EXERCISE TASK — Write out, word for word, every line from the first one through the line that holds "import matplotlib.transforms as mtransforms", and nothing else; skip the pictures.

** BEGIN **

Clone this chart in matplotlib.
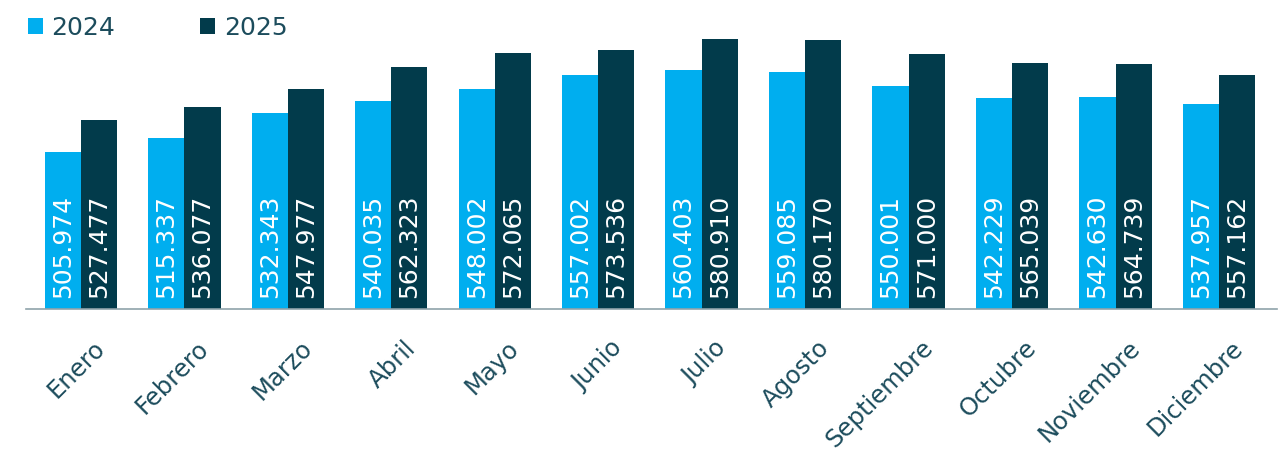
import numpy as np
import matplotlib
matplotlib.use("Agg")
import matplotlib.pyplot as plt
import matplotlib.transforms as mtransforms

# Data
months = ["Enero", "Febrero", "Marzo", "Abril", "Mayo", "Junio", "Julio",
          "Agosto", "Septiembre", "Octubre", "Noviembre", "Diciembre"]
vals_2024 = [505974, 515337, 532343, 540035, 548002, 557002, 560403,
             559085, 550001, 542229, 542630, 537957]
vals_2025 = [527477, 536077, 547977, 562323, 572065, 573536, 580910,
             580170, 571000, 565039, 564739, 557162]

c24 = "#00AEEF"
c25 = "#023B4B"
txt = "#1C4C5C"

plt.rcParams['font.family'] = ['DejaVu Sans']

fig = plt.figure(figsize=(12.88, 4.59), dpi=100)
ax = fig.add_axes([26/1288, 150/459, 1251/1288, 309/459])

x = np.arange(len(months))
w = 0.35
b1 = ax.bar(x - w/2, vals_2024, w, color=c24, label="2024")
b2 = ax.bar(x + w/2, vals_2025, w, color=c25, label="2025")

base = 402300
ax.set_ylim(base, base + 309 / 0.00151)
ax.set_xlim(-0.53, 11.56)

def fmt(v):
    return f"{v:,}".replace(",", ".")

for bars, vals in [(b1, vals_2024), (b2, vals_2025)]:
    for r, v in zip(bars, vals):
        ax.text(r.get_x() + r.get_width()/2, base + 7500, fmt(v), rotation=90,
                ha="center", va="bottom", color="white", fontsize=18)

for s in ["top", "right", "left"]:
    ax.spines[s].set_visible(False)
ax.spines["bottom"].set_color("#8FA3AA")
ax.spines["bottom"].set_linewidth(1.2)
ax.set_yticks([])
ax.set_xticks(x)
ax.set_xticklabels([])
ax.tick_params(axis="x", length=0)

off = mtransforms.ScaledTranslation(0.12, -0.27, fig.dpi_scale_trans)
for xi, m in zip(x, months):
    ax.text(xi, base, m, rotation=45, rotation_mode="anchor", ha="right",
            va="top", color=txt, fontsize=17.5,
            transform=ax.transData + off)

leg = fig.legend(handles=[b1, b2], loc="upper left", bbox_to_anchor=(0.004, 1.015),
                 ncol=2, frameon=False, fontsize=18, handlelength=0.6,
                 handleheight=0.6, handletextpad=0.35, columnspacing=3.4)
for t in leg.get_texts():
    t.set_color(txt)

fig.savefig("out.png", dpi=100)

** END **

RIGHT ANSWER —
Clone this chart in matplotlib.
import numpy as np
import matplotlib
matplotlib.use("Agg")
import matplotlib.pyplot as plt
import matplotlib.transforms as mtransforms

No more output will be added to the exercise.